Drug approval must be based on best available science
I do not want to live in a world where a medication is approved or banned by a single individual. None of us should be subjected to such a world.
Since the 1938 Food, Drug and Cosmetic Act, Congress has given the FDA the authority to rule on the safety and efficacy of drugs. As part of this often arduous and extensive process, drug companies must conduct a series of animal studies and human clinical trials to provide enough solid scientific evidence to the agency that a drug is a safe and effective treatment for a disease or a medical condition.
Judge Kacsmaryk’s ruling risks setting the horrifying precedent of undermining the FDA’s authority, potentially setting in motion future legal and potentially politically motivated challenges to the agency’s ability to regulate a wide variety of medications and medical devices.

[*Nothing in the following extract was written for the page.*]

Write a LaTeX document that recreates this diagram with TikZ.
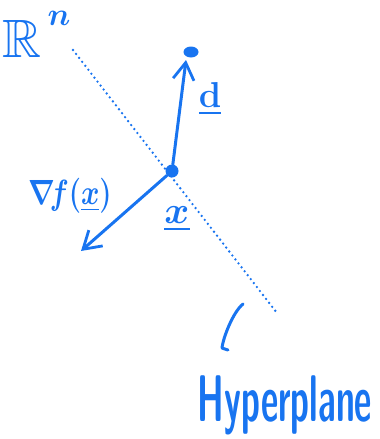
\RequirePackage{fix-cm}
\documentclass[tikz,border=0pt]{standalone}
\usepackage{amsmath,amssymb}
\usetikzlibrary{arrows.meta,shapes.geometric}
\definecolor{ink}{HTML}{1874F0}
\begin{document}
\begin{tikzpicture}[x=1pt,y=-1pt,
  every node/.style={text=ink},
  pen/.style={draw=ink,line width=3pt,line cap=round,line join=round},
  barb/.style={-{Straight Barb[length=17pt,width=21pt,line width=2.8pt]}},
  hyperline/.style={draw=ink,line width=2.6pt,dash pattern=on 0pt off 5pt,line cap=round},
  lbl/.style={inner sep=0pt}]
\useasboundingbox (0,0) rectangle (380,439);
% hyperplane (dotted)
\coordinate (h1) at (73,50);
\coordinate (h2) at (277,313);
\draw[hyperline] (h1) -- (h2);
% point x
\node[circle,fill=ink,minimum size=13pt,inner sep=0pt] (px) at (172,171) {};
% direction d
\node[ellipse,fill=ink,minimum width=15pt,minimum height=11pt,inner sep=0pt] (dtop) at (191,52) {};
\coordinate (dtip) at (186,60);
\draw[pen,barb] (px) -- (dtip);
% gradient arrow
\coordinate (gtip) at (81,251);
\draw[pen,barb] (px) -- (gtip);
% labels
\node[lbl] (Rlab) at (22,39) {\fontsize{54}{58}\selectfont$\mathbb{R}$};
\node[lbl] (nlab) at (59,18) {\fontsize{32}{36}\selectfont$\boldsymbol{n}$};
\node[lbl] (dlab) at (210,99) {\fontsize{36}{40}\selectfont$\underline{\mathbf{d}}$};
\node[lbl] (xlab) at (177,219) {\fontsize{38}{42}\selectfont$\underline{\boldsymbol{x}}$};
\node[lbl] (glab) at (70,196) {\scalebox{1}[1.25]{\fontsize{28}{32}\selectfont$\boldsymbol{\nabla\! f(}\underline{\boldsymbol{x}}\boldsymbol{)}$}};
\node[lbl,anchor=base] (hp) at (285,421) {\scalebox{1.12}[2.2]{\fontsize{30}{34}\selectfont\sffamily\bfseries Hyperplane}};
% bracket
\draw[pen] (243,304) .. controls (233,312) and (223,338) .. (222,348) -- (228,350);
\end{tikzpicture}
\end{document}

The ruling not only poses a threat to women, girls, and non-binary and transgender individuals who can become pregnant, but also to anyone who believes that the FDA’s science-based approach is essential for approving and assessing medications.
The ruling interjects opinion and bias into a process that should be guided by science. It could make the approval of medications you and your loved ones need subject to the whims of future litigants. And given that this issue is now likely to be decided by a Supreme Court that issued numerous anti-science rulings last year, it can feel like a dark and uncertain time.
But this is not how things will end. We at UCS will continue to fight back against anti-science forces and press those in positions of power to protect people’s health and safety using the best available science, evidence, and science-based decisionmaking. The stakes are simply too high to do anything less.